Alas, I hit a pay ceiling in 1980 and was told “that’s all there is.” I opted to go to Indianapolis and help my brother run a grocery store for about 3 months. I was miserable and missed being in broadcasting. Oddly enough, I didn’t miss being on the air, just being around the industry.
I called Louisa Henson at WLRS-FM in Louisville and begged for a job. As luck would have it, the promotions director job was available and I took it. My only request was that I not have to do airshifts any longer because I felt they led to a professional dead end.
Naturally, when one of the WLRS deejays would call in drunk, I was summoned to fill in for them. Then I was persuaded to take the afternoon drive slot in 1981. Not long thereafter, Dan Burgess left to go to WHAS Radio and left a vacancy for a co-host of the morning show with a kind but soured-on-life jaded hippie named Ron Clay.

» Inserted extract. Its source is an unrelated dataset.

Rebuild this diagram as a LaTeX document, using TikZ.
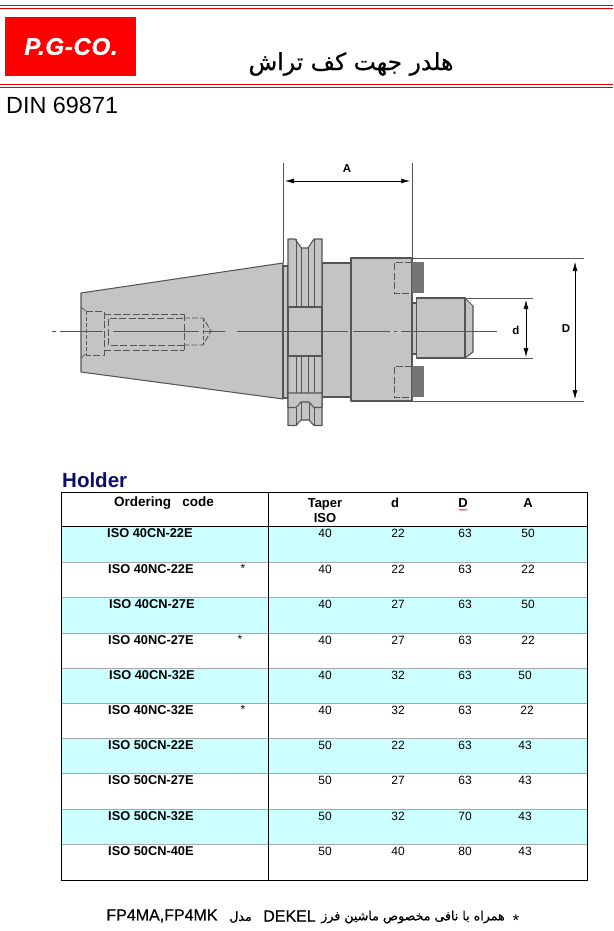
\documentclass[tikz,border=0pt]{standalone}
\usepackage{fontspec}
\usetikzlibrary{arrows.meta}
\setmainfont{Liberation Sans}
\newfontfamily\arabictitle[Script=Arabic,FakeBold=0.6]{DejaVu Sans}
\newfontfamily\arabicnote[Script=Arabic,FakeBold=0.5]{DejaVu Sans}
\newfontfamily\logofont[LetterSpace=3,BoldItalicFont={Liberation Sans Bold Italic},BoldItalicFeatures={FakeBold=1}]{Liberation Sans}
\newfontfamily\notelatin[FakeBold=0.3]{Liberation Sans}
\TeXXeTstate=1
\definecolor{bodygray}{HTML}{C4C4C4}
\definecolor{keygray}{HTML}{747474}
\definecolor{edgegray}{HTML}{555555}
\definecolor{rowcyan}{HTML}{CCFFFF}
\definecolor{rulegray}{HTML}{A8A8A8}
\definecolor{holderblue}{HTML}{0B0B70}
\definecolor{logored}{HTML}{FF0000}
\tikzset{
  part/.style={fill=bodygray,draw=edgegray,line width=1.05pt,line join=round},
  keyblock/.style={fill=keygray,draw=none},
  edge/.style={draw=edgegray,line width=1pt},
  hidden/.style={draw=edgegray,line width=0.9pt,dash pattern=on 7pt off 2.5pt},
  axis/.style={draw=edgegray,line width=0.8pt},
  extline/.style={draw=edgegray,line width=0.9pt},
  dimline/.style={draw=black,line width=0.6pt,{Latex[length=9pt,width=5pt]}-{Latex[length=9pt,width=5pt]}},
  dimlabel/.style={font=\fontsize{11.5}{13}\selectfont\bfseries,inner sep=0pt},
  redrule/.style={draw=logored!90!black,line width=1pt},
  hdr/.style={font=\fontsize{13}{14}\selectfont\bfseries,inner sep=0pt,text=black},
  code/.style={font=\fontsize{12.8}{14}\selectfont\bfseries,inner sep=0pt,anchor=west},
  val/.style={font=\fontsize{12}{13}\selectfont,inner sep=0pt},
  star/.style={font=\fontsize{12}{14}\selectfont,inner sep=0pt},
}
\begin{document}
\begin{tikzpicture}[x=1pt,y=-1pt]
\useasboundingbox (0,0) rectangle (613,931);
% header
\draw[redrule] (0,5.7) -- (613,5.7) (0,8.5) -- (613,8.5) (0,84.5) -- (613,84.5) (0,87.5) -- (613,87.5);
\node[fill=logored,minimum width=131pt,minimum height=59pt,inner sep=0pt] (logo) at (70.5,46.5) {};
\node[text=white,inner sep=0pt,font=\logofont\fontsize{24}{26}\selectfont\bfseries\itshape] (logotext) at (71,46.5) {P.G-CO.};
\node[inner sep=0pt,font=\arabictitle\fontsize{23.5}{26}\selectfont] (title) at (351,64) {\beginR هلدر جهت کف تراش\endR};
\node[inner sep=0pt,anchor=west,font=\fontsize{23.4}{26}\selectfont] (din) at (6,105) {DIN 69871};

% drawing: fills
\draw[part] (81,293) -- (283,263) -- (283,399) -- (81,372) -- cycle;
\draw[part] (283,266) rectangle (288,398);
\draw[part] (322,263) rectangle (351,397);
\draw[part] (288,239) -- (295,239) -- (301.5,248) -- (308,248) -- (314,239) -- (322,239) -- (322,425.5) -- (314,425.5) -- (309,420) -- (301,420) -- (296,425.5) -- (288,425.5) -- cycle;
\draw[part] (288,307) rectangle (322,356);
\draw[part] (288,393) -- (322,393) -- (322,407.5) -- (314,407.5) -- (309,402) -- (301,402) -- (296,407.5) -- (288,407.5) -- cycle;
\draw[edge] (296,239) -- (296,307) (301.5,248) -- (301.5,307) (308,248) -- (308,307) (314,240) -- (314,307);
\draw[edge] (296,356) -- (296,393) (301.5,356) -- (301.5,393) (308,356) -- (308,393) (314,356) -- (314,393);
\draw[edge] (296,407.5) -- (296,425.5) (301,402) -- (301,420) (309,402) -- (309,420) (314,407.5) -- (314,425.5);
\draw[part] (351,258) rectangle (412,401);
\node[keyblock,minimum width=12pt,minimum height=31pt,inner sep=0pt] (keytop) at (418,277.5) {};
\node[keyblock,minimum width=12pt,minimum height=31pt,inner sep=0pt] (keybot) at (418,381.5) {};
\draw[hidden] (412,262) -- (394,262) -- (394,293) -- (412,293);
\draw[hidden] (412,366) -- (394,366) -- (394,397) -- (412,397);
\draw[part] (412,303) rectangle (416.5,354);
\draw[part] (465,298) -- (473,306) -- (473,352) -- (465,358) -- cycle;
\draw[part] (416.5,298) rectangle (465,358);

% hidden detail in the taper
\draw[edge,line width=0.7pt] (81,307) -- (85.5,311) (81,358) -- (85.5,354);
\draw[hidden] (85.5,311) -- (104,311) -- (104,355) -- (85.5,355);
\draw[hidden,dash pattern=on 4pt off 2pt] (86,311) -- (86,355);
\draw[hidden] (104,314) -- (184,314) (104,350) -- (184,350) (184,314) -- (184,350);
\draw[hidden] (184,345) -- (108,345) -- (108,318) -- (184,318);
\draw[hidden,dash pattern=on 6pt off 2pt] (184,318) -- (203,318) -- (211,331) -- (203,345) -- (184,345);
\draw[hidden,dash pattern=on 4pt off 2pt] (203,318) -- (203,345);

% axis
\draw[axis] (52,331) -- (56,331) (60,331) -- (103,331) (113,331) -- (199,331) (203,331) -- (225,331)
  (237,331) -- (348,331) (353,331) -- (390,331) (394,331) -- (397,331) (401,331) -- (497,331);

% dimensions
\coordinate (aL) at (283,163); \coordinate (aLb) at (283,263);
\coordinate (aR) at (412,163); \coordinate (aRb) at (412,258);
\coordinate (dT1) at (412,258); \coordinate (dT2) at (584,258);
\coordinate (dB1) at (412,401); \coordinate (dB2) at (584,401);
\coordinate (sT1) at (465,298); \coordinate (sT2) at (533,298);
\coordinate (sB1) at (465,358); \coordinate (sB2) at (533,358);
\draw[extline] (aL) -- (aLb); \draw[extline] (aR) -- (aRb);
\draw[extline] (dT1) -- (dT2); \draw[extline] (dB1) -- (dB2);
\draw[extline] (sT1) -- (sT2); \draw[extline] (sB1) -- (sB2);
\coordinate (A1) at (285,181); \coordinate (A2) at (410,181);
\coordinate (D1) at (575,262); \coordinate (D2) at (575,399);
\coordinate (d1) at (526,300); \coordinate (d2) at (526,357);
\draw[dimline] (A1) -- (A2); \draw[dimline] (D1) -- (D2); \draw[dimline] (d1) -- (d2);
\node[dimlabel] (lblA) at (347,169) {A};
\node[dimlabel] (lblD) at (566,329) {D};
\node[dimlabel] (lbld) at (516,330) {d};

% table
\node[inner sep=0pt,anchor=west,text=holderblue,font=\fontsize{20.5}{22}\selectfont\bfseries] (holder) at (62,480) {Holder};
\fill[rowcyan] (61.5,526.3) rectangle (587.7,562.3);
\fill[rowcyan] (61.5,597.3) rectangle (587.7,633);
\fill[rowcyan] (61.5,668) rectangle (587.7,703);
\fill[rowcyan] (61.5,738) rectangle (587.7,773);
\fill[rowcyan] (61.5,809) rectangle (587.7,844);
\foreach \yy in {562.3,597.3,633,668,703,738,773,809,844}
  \draw[rulegray,line width=0.8pt] (61.5,\yy) -- (587.7,\yy);
\draw[black,line width=0.9pt] (61.5,526.3) -- (587.7,526.3);
\draw[black,line width=0.9pt] (268.3,492.7) -- (268.3,880);
\draw[black,line width=0.9pt] (61.5,492.7) rectangle (587.7,880);
\node[hdr,font=\fontsize{13.5}{15}\selectfont\bfseries] (hOrder) at (164,503) {Ordering\ \ \ code};
\node[hdr] (hTaper) at (325,504) {Taper};
\node[hdr] (hIso) at (325,518) {ISO};
\node[hdr] (hd) at (395,503) {d};
\node[hdr] (hD) at (463,503) {D};
\node[hdr] (hA) at (528,503) {A};
\draw[red,line width=0.4pt] (459,510) -- (460,509) -- (461,510.5) -- (462,509) -- (463,510.5) -- (464,509) -- (465,510.5) -- (466,509.5) -- (468,510);
\foreach \n/\cx/\yy/\txt in {
 1/107/533.5/ISO 40CN-22E, 2/108/569.5/ISO 40NC-22E, 3/109/604.5/ISO 40CN-27E,
 4/108/640.5/ISO 40NC-27E, 5/109/675.5/ISO 40CN-32E, 6/108/710.5/ISO 40NC-32E,
 7/108/745.5/ISO 50CN-22E, 8/108/780.5/ISO 50CN-27E, 9/108/816/ISO 50CN-32E,
 10/108/851/ISO 50CN-40E}
  \node[code] (code\n) at (\cx,\yy) {\txt};
\node[star] (s1) at (243,568) {*};
\node[star] (s2) at (240,639) {*};
\node[star] (s3) at (243,709) {*};
\foreach \n/\yy/\ta/\db/\dc/\ab/\ax in {
 1/533.5/40/22/63/50/528, 2/569.5/40/22/63/22/528, 3/604.5/40/27/63/50/528,
 4/640.5/40/27/63/22/528, 5/675.5/40/32/63/50/525, 6/710.5/40/32/63/22/527,
 7/745.5/50/22/63/43/525, 8/780.5/50/27/63/43/525, 9/816/50/32/70/43/525, 10/851/50/40/80/43/525}{
  \node[val] (t\n) at (325,\yy) {\ta};
  \node[val] (d\n) at (398,\yy) {\db};
  \node[val] (D\n) at (465,\yy) {\dc};
  \node[val] (A\n) at (\ax,\yy) {\ab};
}

% footnote
\node[inner sep=0pt,font=\fontsize{17}{19}\selectfont] (fstar) at (516,921) {*};
\node[inner sep=0pt,font=\arabicnote\fontsize{12.6}{15}\selectfont] (fa) at (413,917) {\beginR همراه با نافی مخصوص ماشین فرز\endR};
\node[inner sep=0pt,font=\notelatin\fontsize{16}{18}\selectfont] (fb) at (289.5,916) {DEKEL};
\node[inner sep=0pt,font=\arabicnote\fontsize{12.6}{15}\selectfont] (fc) at (240.5,917) {\beginR مدل\endR};
\node[inner sep=0pt,font=\notelatin\fontsize{16}{18}\selectfont] (fd) at (162,916) {FP4MA,FP4MK};
\end{tikzpicture}
\end{document}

We formed the “Morning Sickness” show and it became a montrous hit for WLRS. It wasn’t long before arch rival WQMF came calling in December 1982. After a brief negotiation which jumped our salaries from $25,000 to $32,000, we jumped ship.
WLRS filed a lawsuit claiming “verbal agreements” were in place to extend work contracts for both announcers. The lawsuit was mostly dismissed by the judge, thus, Ron Clay and Terry Meiners were allowed to switch to WQMF with the stipulation that there’d be no transfer of the exact sketches or any other intellectual property from the WLRS show to WQMF.
It was the only time the word “intellectual” was ever used in conjunction with the careers of Ron Clay and/or Terry Meiners.
The judge also demanded that the duo not transfer the show’s name, so the new WQMF show was called “The Show With No Name.” The new show commenced in January 1983 and was a dominant player in Louisville radio until Terry Meiners left to take the afternoon drive slot at WHAS Radio in June 1985.
A six month non-competition clause with WQMF kept Terry off of the new station until “The Terry Meiners Show” debuted on December 2, 1985.